## start

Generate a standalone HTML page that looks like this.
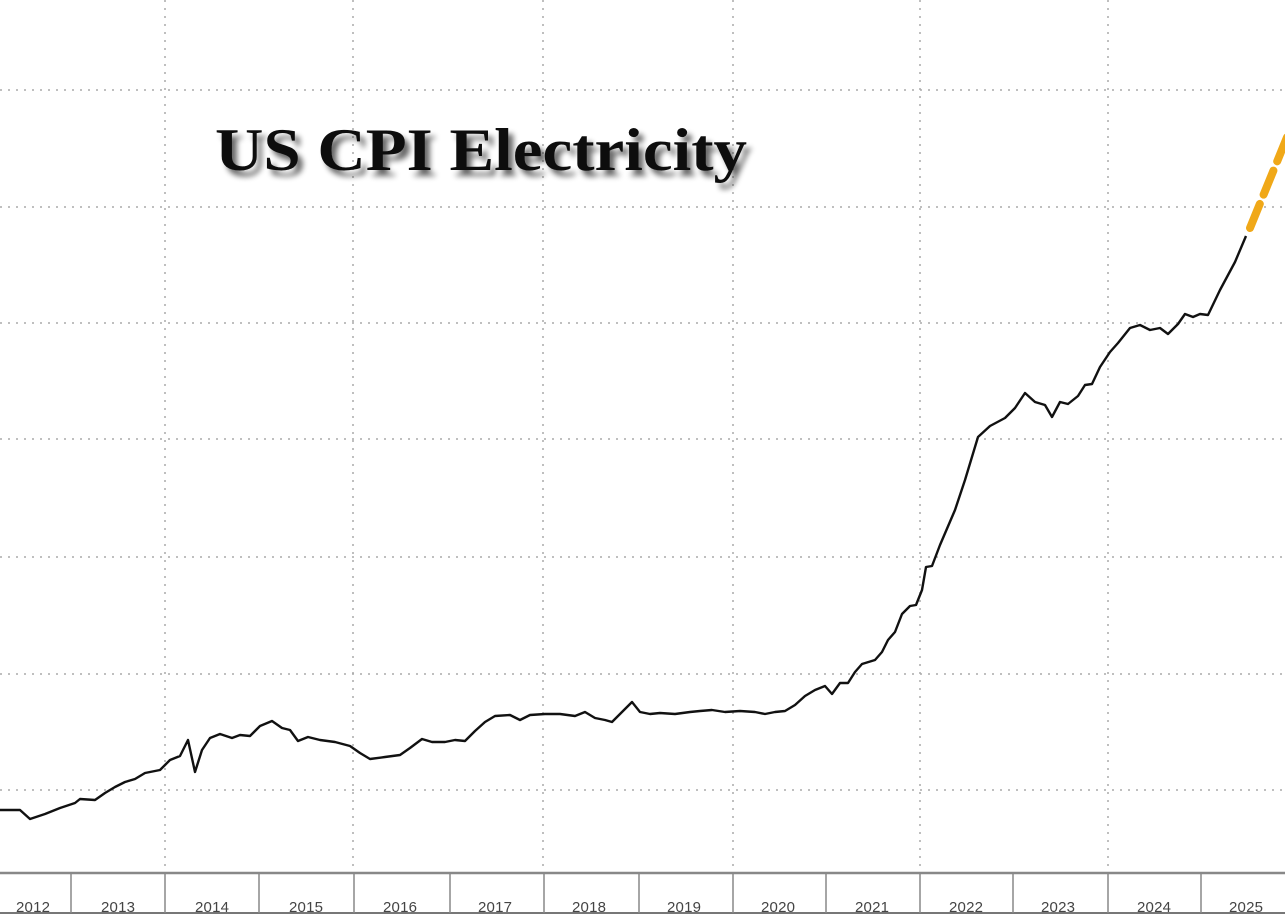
<!DOCTYPE html>
<html><head><meta charset="utf-8"><style>
html,body{margin:0;padding:0;background:#fff;width:1285px;height:918px;overflow:hidden}
svg{display:block}
</style></head><body>
<svg width="1285" height="918" viewBox="0 0 1285 918" xmlns="http://www.w3.org/2000/svg">
<defs><filter id="sh" x="-10%" y="-30%" width="130%" height="180%"><feGaussianBlur in="SourceAlpha" stdDeviation="3"/><feOffset dx="5" dy="6"/><feComponentTransfer><feFuncA type="linear" slope="0.6"/></feComponentTransfer><feMerge><feMergeNode/><feMergeNode in="SourceGraphic"/></feMerge></filter></defs>
<g stroke="#aaa" stroke-width="1.5" stroke-dasharray="2,6">
<line x1="0" y1="90" x2="1285" y2="90"/><line x1="0" y1="207" x2="1285" y2="207"/><line x1="0" y1="323" x2="1285" y2="323"/><line x1="0" y1="439" x2="1285" y2="439"/><line x1="0" y1="557" x2="1285" y2="557"/><line x1="0" y1="674" x2="1285" y2="674"/><line x1="0" y1="790" x2="1285" y2="790"/>
<line x1="165" y1="0" x2="165" y2="870"/><line x1="353" y1="0" x2="353" y2="870"/><line x1="543" y1="0" x2="543" y2="870"/><line x1="733" y1="0" x2="733" y2="870"/><line x1="920" y1="0" x2="920" y2="870"/><line x1="1108" y1="0" x2="1108" y2="870"/>
</g>
<line x1="0" y1="873" x2="1285" y2="873" stroke="#888" stroke-width="2.5"/>
<line x1="0" y1="913" x2="1285" y2="913" stroke="#777" stroke-width="2"/>
<g stroke="#888" stroke-width="1.5">
<line x1="71" y1="873" x2="71" y2="913"/><line x1="165" y1="873" x2="165" y2="913"/><line x1="259" y1="873" x2="259" y2="913"/><line x1="354" y1="873" x2="354" y2="913"/><line x1="450" y1="873" x2="450" y2="913"/><line x1="544" y1="873" x2="544" y2="913"/><line x1="639" y1="873" x2="639" y2="913"/><line x1="733" y1="873" x2="733" y2="913"/><line x1="826" y1="873" x2="826" y2="913"/><line x1="920" y1="873" x2="920" y2="913"/><line x1="1013" y1="873" x2="1013" y2="913"/><line x1="1108" y1="873" x2="1108" y2="913"/><line x1="1201" y1="873" x2="1201" y2="913"/>
</g>
<g font-family="Liberation Sans, sans-serif" font-size="15" fill="#444" text-anchor="middle">
<text x="33" y="912" textLength="34">2012</text><text x="118" y="912" textLength="34">2013</text><text x="212" y="912" textLength="34">2014</text><text x="306" y="912" textLength="34">2015</text><text x="400" y="912" textLength="34">2016</text><text x="495" y="912" textLength="34">2017</text><text x="589" y="912" textLength="34">2018</text><text x="684" y="912" textLength="34">2019</text><text x="778" y="912" textLength="34">2020</text><text x="872" y="912" textLength="34">2021</text><text x="966" y="912" textLength="34">2022</text><text x="1058" y="912" textLength="34">2023</text><text x="1154" y="912" textLength="34">2024</text><text x="1246" y="912" textLength="34">2025</text>
</g>
<text x="215" y="170" font-family="Liberation Serif, serif" font-weight="bold" font-size="60" fill="#111" textLength="532" lengthAdjust="spacingAndGlyphs" filter="url(#sh)">US CPI Electricity</text>
<polyline fill="none" stroke="#111" stroke-width="2.4" stroke-linejoin="round" points="0,810 20,810 30,819 45,814 60,808 75,803 80,799 95,800 105,793 115,787 125,782 135,779 145,773 160,770 170,760 180,756 188,740 195,772 202,750 210,738 220,734 232,738 240,735 250,736 260,726 272,721 282,728 290,730 298,741 308,737 320,740 335,742 350,746 360,753 370,759 385,757 400,755 410,748 422,739 432,742 445,742 455,740 465,741 475,731 485,722 495,716 510,715 520,720 530,715 545,714 560,714 575,716 585,712 595,718 605,720 612,722 620,714 632,702 640,712 650,714 660,713 675,714 690,712 700,711 712,710 725,712 740,711 755,712 765,714 775,712 785,711 795,705 805,696 815,690 825,686 832,694 840,683 848,683 855,672 862,664 875,660 882,652 888,640 895,632 902,614 910,606 916,605 922,590 926,567 932,566 940,545 955,510 965,480 978,437 990,426 1005,418 1015,408 1025,393 1035,402 1045,405 1052,417 1060,402 1068,404 1078,396 1085,385 1092,384 1100,367 1110,352 1118,343 1130,328 1140,325 1150,330 1160,328 1168,334 1178,324 1185,314 1193,317 1200,314 1208,315 1220,290 1235,262 1246,236"/>
<line x1="1250" y1="228" x2="1292" y2="125" stroke="#f0a818" stroke-width="8" stroke-dasharray="26,10" stroke-linecap="round"/>
</svg>
</body></html>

## end

Challenge.
Write the listing out a second time exactly, dropping all images.

Answer to this exercise.
Generate a standalone HTML page that looks like this.
<!DOCTYPE html>
<html><head><meta charset="utf-8"><style>
html,body{margin:0;padding:0;background:#fff;width:1285px;height:918px;overflow:hidden}
svg{display:block}
</style></head><body>
<svg width="1285" height="918" viewBox="0 0 1285 918" xmlns="http://www.w3.org/2000/svg">
<defs><filter id="sh" x="-10%" y="-30%" width="130%" height="180%"><feGaussianBlur in="SourceAlpha" stdDeviation="3"/><feOffset dx="5" dy="6"/><feComponentTransfer><feFuncA type="linear" slope="0.6"/></feComponentTransfer><feMerge><feMergeNode/><feMergeNode in="SourceGraphic"/></feMerge></filter></defs>
<g stroke="#aaa" stroke-width="1.5" stroke-dasharray="2,6">
<line x1="0" y1="90" x2="1285" y2="90"/><line x1="0" y1="207" x2="1285" y2="207"/><line x1="0" y1="323" x2="1285" y2="323"/><line x1="0" y1="439" x2="1285" y2="439"/><line x1="0" y1="557" x2="1285" y2="557"/><line x1="0" y1="674" x2="1285" y2="674"/><line x1="0" y1="790" x2="1285" y2="790"/>
<line x1="165" y1="0" x2="165" y2="870"/><line x1="353" y1="0" x2="353" y2="870"/><line x1="543" y1="0" x2="543" y2="870"/><line x1="733" y1="0" x2="733" y2="870"/><line x1="920" y1="0" x2="920" y2="870"/><line x1="1108" y1="0" x2="1108" y2="870"/>
</g>
<line x1="0" y1="873" x2="1285" y2="873" stroke="#888" stroke-width="2.5"/>
<line x1="0" y1="913" x2="1285" y2="913" stroke="#777" stroke-width="2"/>
<g stroke="#888" stroke-width="1.5">
<line x1="71" y1="873" x2="71" y2="913"/><line x1="165" y1="873" x2="165" y2="913"/><line x1="259" y1="873" x2="259" y2="913"/><line x1="354" y1="873" x2="354" y2="913"/><line x1="450" y1="873" x2="450" y2="913"/><line x1="544" y1="873" x2="544" y2="913"/><line x1="639" y1="873" x2="639" y2="913"/><line x1="733" y1="873" x2="733" y2="913"/><line x1="826" y1="873" x2="826" y2="913"/><line x1="920" y1="873" x2="920" y2="913"/><line x1="1013" y1="873" x2="1013" y2="913"/><line x1="1108" y1="873" x2="1108" y2="913"/><line x1="1201" y1="873" x2="1201" y2="913"/>
</g>
<g font-family="Liberation Sans, sans-serif" font-size="15" fill="#444" text-anchor="middle">
<text x="33" y="912" textLength="34">2012</text><text x="118" y="912" textLength="34">2013</text><text x="212" y="912" textLength="34">2014</text><text x="306" y="912" textLength="34">2015</text><text x="400" y="912" textLength="34">2016</text><text x="495" y="912" textLength="34">2017</text><text x="589" y="912" textLength="34">2018</text><text x="684" y="912" textLength="34">2019</text><text x="778" y="912" textLength="34">2020</text><text x="872" y="912" textLength="34">2021</text><text x="966" y="912" textLength="34">2022</text><text x="1058" y="912" textLength="34">2023</text><text x="1154" y="912" textLength="34">2024</text><text x="1246" y="912" textLength="34">2025</text>
</g>
<text x="215" y="170" font-family="Liberation Serif, serif" font-weight="bold" font-size="60" fill="#111" textLength="532" lengthAdjust="spacingAndGlyphs" filter="url(#sh)">US CPI Electricity</text>
<polyline fill="none" stroke="#111" stroke-width="2.4" stroke-linejoin="round" points="0,810 20,810 30,819 45,814 60,808 75,803 80,799 95,800 105,793 115,787 125,782 135,779 145,773 160,770 170,760 180,756 188,740 195,772 202,750 210,738 220,734 232,738 240,735 250,736 260,726 272,721 282,728 290,730 298,741 308,737 320,740 335,742 350,746 360,753 370,759 385,757 400,755 410,748 422,739 432,742 445,742 455,740 465,741 475,731 485,722 495,716 510,715 520,720 530,715 545,714 560,714 575,716 585,712 595,718 605,720 612,722 620,714 632,702 640,712 650,714 660,713 675,714 690,712 700,711 712,710 725,712 740,711 755,712 765,714 775,712 785,711 795,705 805,696 815,690 825,686 832,694 840,683 848,683 855,672 862,664 875,660 882,652 888,640 895,632 902,614 910,606 916,605 922,590 926,567 932,566 940,545 955,510 965,480 978,437 990,426 1005,418 1015,408 1025,393 1035,402 1045,405 1052,417 1060,402 1068,404 1078,396 1085,385 1092,384 1100,367 1110,352 1118,343 1130,328 1140,325 1150,330 1160,328 1168,334 1178,324 1185,314 1193,317 1200,314 1208,315 1220,290 1235,262 1246,236"/>
<line x1="1250" y1="228" x2="1292" y2="125" stroke="#f0a818" stroke-width="8" stroke-dasharray="26,10" stroke-linecap="round"/>
</svg>
</body></html>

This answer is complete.